Hereinafter, a downlink (DL) denotes communication from the eNB 20 to the UE 10, and an uplink (UL) denotes communication from the UE 10 to the eNB 20. In the DL, a transmitter may be a part of the eNB 20, and a receiver may be a part of the UE 10. In the UL, the transmitter may be a part of the UE 10, and the receiver may be a part of the eNB 20.

The EPC includes a mobility management entity (MME) which is in charge of control plane functions, and a system architecture evolution (SAE) gateway (S-GW) which is in charge of user plane functions. The MME/S-GW 30 may be positioned at the end of the network and connected to an external network. The MME has UE access information or UE capability information, and such information may be primarily used in UE mobility management. The S-GW is a gateway of which an endpoint is an E-UTRAN. The MME/S-GW 30 provides an end point of a session and mobility management function for the UE 10. The EPC may further include a packet data network (PDN) gateway (PDN-GW). The PDN-GW is a gateway of which an endpoint is a PDN.

The MME provides various functions including non-access stratum (NAS) signaling to eNBs 20, NAS signaling security, access stratum (AS) security control, Inter core network (CN) node signaling for mobility between 3GPP access networks, idle mode UE reachability (including control and execution of paging retransmission), tracking area list management (for UE in idle and active mode), P-GW and S-GW selection, MME selection for handovers with MME change, serving GPRS support node (SGSN) selection for handovers to 2G or 3G 3GPP access networks, roaming, authentication, bearer management functions including dedicated bearer establishment, support for public warning system (PWS) (which includes earthquake and tsunami warning system (ETWS) and commercial mobile alert system (CMAS)) message transmission. The S-GW host provides assorted functions including per-user based packet filtering (by e.g., deep packet inspection), lawful interception, UE Internet protocol (IP) address allocation, transport level packet marking in the DL, UL and DL service level charging, gating and rate enforcement, DL rate enforcement based on APN-AMBR. For clarity MME/S-GW 30 will be referred to herein simply as a "gateway," but it is understood that this entity includes both the MME and S-GW.

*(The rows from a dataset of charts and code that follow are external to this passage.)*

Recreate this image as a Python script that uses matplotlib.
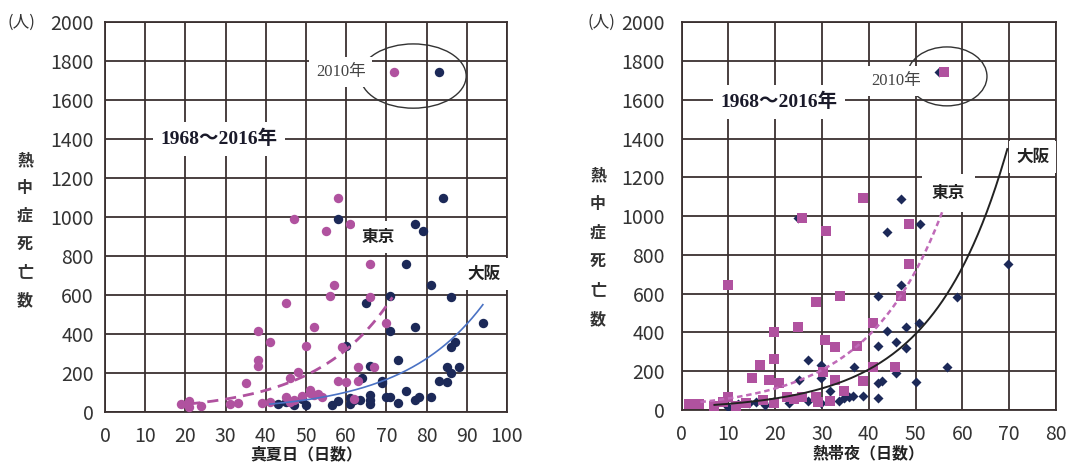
import numpy as np
import matplotlib
matplotlib.use("Agg")
import matplotlib.pyplot as plt
from matplotlib.patches import Ellipse

plt.rcParams['font.family'] = ['Noto Sans CJK JP', 'DejaVu Sans']

# ---- 真夏日 vs 熱中症死亡数 (1968-2016) ----
hot_tokyo_x = [72, 58, 47, 55, 61, 66, 57, 56, 66, 45, 70, 52, 38, 41, 50, 59, 38, 38, 63, 67,
               48, 46, 35, 58, 60, 63, 19, 21, 21, 24, 31, 33, 39, 41, 45, 46, 47, 49, 51, 52,
               54, 62, 51, 53]
hot_tokyo_y = [1745, 1097, 992, 926, 962, 757, 650, 593, 590, 556, 454, 434, 417, 360, 338, 334,
               266, 235, 231, 231, 203, 172, 149, 160, 154, 160, 38, 55, 26, 28, 38, 46, 46, 51,
               77, 51, 60, 81, 112, 86, 77, 64, 95, 90]
hot_osaka_x = [83, 84, 58, 77, 79, 75, 81, 71, 86, 65, 94, 77, 71, 60, 87, 86, 73, 66, 85, 86,
               88, 83, 85, 64, 69, 69, 75, 81, 78, 77, 70, 71, 73, 66, 66, 66, 63.5, 61, 61, 43,
               45, 47, 50, 49, 56.5, 58, 62]
hot_osaka_y = [1745, 1097, 992, 962, 926, 757, 650, 593, 590, 557, 454, 434, 417, 340, 360, 331,
               266, 235, 231, 200, 228, 160, 154, 172, 160, 146, 108, 77, 77, 60, 74, 77, 43, 86,
               60, 40, 60, 69, 40, 40, 51, 34, 34, 64, 34, 57, 60]

# ---- 熱帯夜 vs 熱中症死亡数 (1968-2016) ----
trop_tokyo_x = [56, 38.7, 25.7, 30.8, 48.6, 48.6, 9.8, 28.8, 33.9, 46.8, 24.8, 19.7, 40.8, 30.7,
                32.8, 37.5, 16.8, 19.7, 40.8, 45.6, 30.1, 15.0, 18.7, 20.9, 32.8, 38.8, 34.7, 1.6,
                3.8, 6.8, 9.8, 8.8, 11.6, 13.7, 17.3, 19.8, 22.6, 24.1, 25.7, 28.7, 29.1, 31.7]
trop_tokyo_y = [1745, 1095, 993, 923, 962, 753, 646, 555, 588, 588, 428, 404, 447, 361, 326, 330,
                232, 261, 220, 220, 197, 163, 155, 138, 155, 151, 99, 31, 31, 21, 69, 43, 21, 34,
                52, 34, 69, 55, 69, 69, 43, 48]
trop_osaka_x = [55, 46.8, 24.8, 50.9, 43.8, 69.8, 46.8, 42.0, 58.8, 50.8, 47.9, 43.9, 42.0, 45.9,
                47.9, 26.9, 29.8, 36.9, 56.8, 45.9, 50.0, 42.0, 42.9, 25.1, 29.8, 31.7, 42.0, 38.8,
                36.7, 35.8, 34.7, 33.7, 29.8, 26.9, 22.9, 17.7, 15.8, 10.0, 12.1, 14.3, 19.6, 7.0]
trop_osaka_y = [1745, 1091, 993, 959, 919, 753, 644, 588, 584, 447, 426, 409, 330, 352, 318, 258,
                232, 223, 220, 192, 146, 137, 151, 155, 163, 100, 60, 72, 72, 69, 60, 48, 38, 45,
                34, 24, 43, 14, 30, 35, 40, 20]

# exponential trend coefficients: y = a * exp(b * x), drawn over [x0, x1]
hot_tokyo_fit = (13.1, 0.0532, 21, 71.5)
hot_osaka_fit = (5.0, 0.0500, 41, 94)
trop_tokyo_fit = (32.0, 0.0622, 4, 55.7)
trop_osaka_fit = (16.9, 0.0629, 7, 69.6)

pink = '#b0529f'
navy = '#1c2958'
grid_c = '#3a3030'
tick_c = '#333333'

fig = plt.figure(figsize=(10.7, 4.66), dpi=100)
axL = fig.add_axes([0.0981, 0.1165, 0.3757, 0.8356])
axR = fig.add_axes([0.6371, 0.1202, 0.3498, 0.8319])


def style(ax, xmax, ypad):
    ax.set_xlim(0, xmax)
    ax.set_ylim(0, 2000)
    ax.set_xticks(np.arange(0, xmax + 1, 10))
    ax.set_yticks(np.arange(0, 2001, 200))
    ax.set_axisbelow(True)
    ax.grid(True, color=grid_c, lw=1.3)
    for s in ax.spines.values():
        s.set_color(grid_c)
        s.set_linewidth(1.3)
    ax.tick_params(axis='both', length=0, labelsize=14, labelcolor=tick_c)
    ax.tick_params(axis='x', pad=10)
    ax.tick_params(axis='y', pad=ypad)


def curve(ax, fit, **kw):
    a, b, x0, x1 = fit
    xs = np.linspace(x0, x1, 200)
    ax.plot(xs, a * np.exp(b * xs), **kw)


box = dict(facecolor='white', edgecolor='none', boxstyle='square,pad=0.4')
serif = ['Liberation Serif', 'Noto Sans CJK JP']

# left panel
style(axL, 100, 8)
axL.scatter(hot_osaka_x, hot_osaka_y, s=46, color=navy, zorder=3, linewidths=0)
axL.scatter(hot_tokyo_x, hot_tokyo_y, s=46, color=pink, zorder=3.5, linewidths=0)
curve(axL, hot_tokyo_fit, color=pink, lw=2, ls=(0, (4, 2.5)), zorder=4)
curve(axL, hot_osaka_fit, color='#4a72c4', lw=1.2, zorder=4)
axL.add_patch(Ellipse((76.7, 1724), 26.3, 330, fill=False, ec='#333333', lw=1, zorder=4))
axL.text(58.7, 1745, '2010年', ha='center', va='center', fontsize=12, color='#444444',
         family=serif, bbox=box, zorder=6)
axL.text(28.4, 1400, '1968～2016年', ha='center', va='center', fontsize=14, fontweight='bold',
         color='#1a1a2a', family=serif, bbox=box, zorder=6)
axL.text(68, 898, '東京', ha='center', va='center', fontsize=12, fontweight='bold',
         color='#222222', bbox=box, zorder=6)
axL.text(94.4, 707, '大阪', ha='center', va='center', fontsize=12, fontweight='bold',
         color='#222222', bbox=box, zorder=6)
axL.set_xlabel('真夏日（日数）', fontsize=11.5, fontweight='bold', color='#222222', labelpad=0)

# right panel
style(axR, 80, 12)
axR.scatter(trop_osaka_x, trop_osaka_y, s=26, marker='D', color=navy, zorder=3, linewidths=0)
axR.scatter(trop_tokyo_x, trop_tokyo_y, s=60, marker='s', color=pink, zorder=3.5, linewidths=0)
curve(axR, trop_tokyo_fit, color='#c06ab8', lw=1.8, ls=(0, (2.2, 1.5)), zorder=4)
curve(axR, trop_osaka_fit, color='#222222', lw=1.4, zorder=4)
axR.add_patch(Ellipse((56.7, 1721), 17.1, 304, fill=False, ec='#333333', lw=1, zorder=4))
axR.text(45.8, 1697, '2010年', ha='center', va='center', fontsize=12, color='#444444',
         family=serif, bbox=box, zorder=6)
axR.text(20.8, 1590, '1968～2016年', ha='center', va='center', fontsize=14, fontweight='bold',
         color='#1a1a2a', family=serif, bbox=box, zorder=6)
axR.text(57, 1120, '東京', ha='center', va='center', fontsize=12, fontweight='bold',
         color='#222222', bbox=dict(facecolor='white', edgecolor='none',
                                    boxstyle='square,pad=0.6'), zorder=6)
axR.text(75, 1305, '大阪', ha='center', va='center', fontsize=12, fontweight='bold',
         color='#222222', bbox=box, zorder=6)
axR.set_xlabel('熱帯夜（日数）', fontsize=11.5, fontweight='bold', color='#222222', labelpad=0)

# unit labels and vertical axis titles
W, H = 1070, 466
fig.text(21 / W, 1 - 22 / H, '(人)', ha='center', va='center', fontsize=12, color='#333333')
fig.text(601 / W, 1 - 22 / H, '(人)', ha='center', va='center', fontsize=12, color='#333333')
for i, ch in enumerate('熱中症死亡数'):
    fig.text(25 / W, 1 - (160 + 28 * i) / H, ch, ha='center', va='center', fontsize=11.5,
             fontweight='bold', color='#333333')
    fig.text(598 / W, 1 - (175 + 28.8 * i) / H, ch, ha='center', va='center', fontsize=11.5,
             fontweight='bold', color='#333333')

fig.savefig('out.png', dpi=100)
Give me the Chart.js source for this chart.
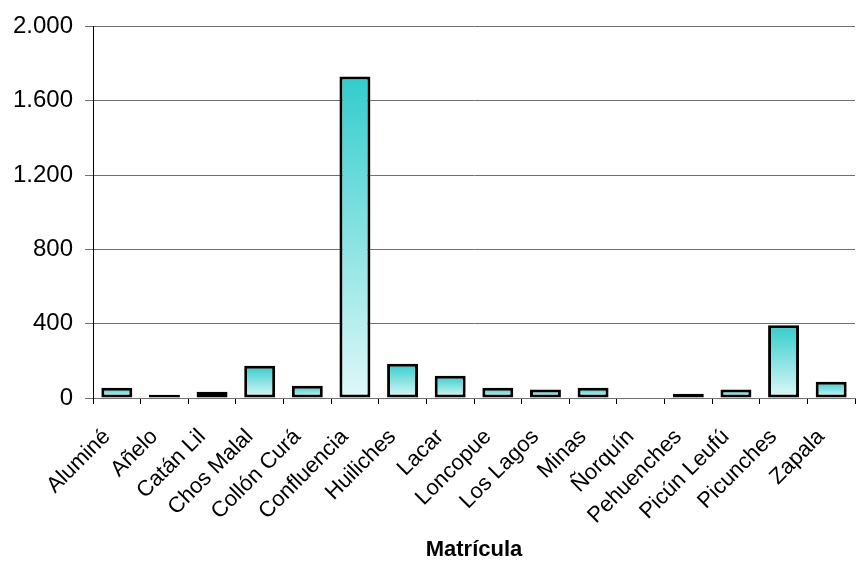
<!DOCTYPE html>
<html>
<head>
<meta charset="utf-8">
<script src="https://cdn.jsdelivr.net/npm/chart.js@4/dist/chart.umd.min.js"></script>
<style>
  html, body { margin: 0; padding: 0; background: #fff; }
  #wrap { width: 856px; height: 561px; }
</style>
</head>
<body>
<div id="wrap"><canvas id="matriculaChart" width="856" height="561"></canvas></div>
<script>
// Departamentos y matrícula
const departamentos = ['Aluminé', 'Añelo', 'Catán Lil', 'Chos Malal', 'Collón Curá', 'Confluencia',
  'Huiliches', 'Lacar', 'Loncopue', 'Los Lagos', 'Minas', 'Ñorquín', 'Pehuenches',
  'Picún Leufú', 'Picunches', 'Zapala'];
const matricula = [55, 18, 34, 174, 66, 1731, 184, 120, 55, 46, 55, 0, 23, 46, 391, 88];
const yTicks = [0, 400, 800, 1200, 1600, 2000];

// gradient per bar: teal at top, pale at the base
function barGradient(context) {
  const chart = context.chart;
  const y = chart.scales.y;
  if (!y || context.raw === undefined) return '#33cccc';
  const top = y.getPixelForValue(context.raw);
  const base = y.getPixelForValue(0);
  if (!isFinite(top) || !isFinite(base) || base - top < 1) return '#33cccc';
  const g = chart.ctx.createLinearGradient(0, top, 0, base);
  g.addColorStop(0, '#33cccc');
  g.addColorStop(1, '#e0f8f8');
  return g;
}

const ctx = document.getElementById('matriculaChart').getContext('2d');

new Chart(ctx, {
  type: 'bar',
  data: {
    labels: departamentos,
    datasets: [{
      label: 'Matrícula',
      data: matricula,
      backgroundColor: barGradient,
      borderColor: '#000',
      borderWidth: 3,
      borderSkipped: false,
      barPercentage: 0.65,
      categoryPercentage: 1,
    }],
  },
  options: {
    responsive: false,
    animation: false,
    layout: { padding: { top: 26, right: 1, left: 0, bottom: 0 } },
    plugins: { legend: { display: false }, tooltip: { enabled: false } },
    scales: {
      x: {
        grid: { offset: true, drawOnChartArea: false, tickLength: 6, color: '#000' },
        border: { color: '#707070', width: 1 },
        ticks: {
          maxRotation: 45, minRotation: 45, padding: 20, labelOffset: -10, color: '#000',
          font: { family: 'Liberation Sans, Arial, sans-serif', size: 22 },
        },
        title: {
          display: true, text: 'Matrícula', color: '#000',
          font: { family: 'Liberation Sans, Arial, sans-serif', size: 22, weight: 'bold', lineHeight: 1 },
          padding: { top: 0, bottom: 0 },
        },
        afterFit: (scale) => {
          scale.height = 163;
          scale.paddingLeft = 0;
          scale.paddingRight = 0;
        },
      },
      y: {
        min: 0, max: 2000,
        afterBuildTicks: (scale) => { scale.ticks = yTicks.map(v => ({ value: v })); },
        grid: { color: '#707070', tickLength: 8, lineWidth: 1 },
        border: { color: '#000', width: 1 },
        ticks: {
          padding: 12, color: '#000',
          font: { family: 'Liberation Sans, Arial, sans-serif', size: 24 },
          callback: (v) => String(v).replace(/\B(?=(\d{3})+(?!\d))/g, '.'),
        },
        afterFit: (scale) => { scale.width = 93; },
      },
    },
  },
});
</script>
</body>
</html>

Interfaces for transmitting user traffic or control traffic may be used. The UE 10 and the eNB 20 are connected by means of a Uu interface. The eNBs 20 are interconnected by means of an X2 interface. Neighboring eNBs may have a meshed network structure that has the X2 interface. The eNBs 20 are connected to the EPC by means of an S1 interface. The eNBs 20 are connected to the MME by means of an S1-MME interface, and are connected to the S-GW by means of S1-U interface. The S1 interface supports a many-to-many relation between the eNB 20 and the MME/S-GW.

The eNB 20 may perform functions of selection for gateway 30, routing toward the gateway 30 during a radio resource control (RRC) activation, scheduling and transmitting of paging messages, scheduling and transmitting of broadcast channel (BCH) information, dynamic allocation of resources to the UEs 10 in both UL and DL, configuration and provisioning of eNB measurements, radio bearer control, radio admission control (RAC), and connection mobility control in LTE_ACTIVE state. In the EPC, and as noted above, gateway 30 may perform functions of paging origination, LTE_IDLE state management, ciphering of the user plane, SAE bearer control, and ciphering and integrity protection of NAS signaling.

FIG. 2 shows a control plane of a radio interface protocol of an LTE system. FIG. 3 shows a user plane of a radio interface protocol of an LTE system.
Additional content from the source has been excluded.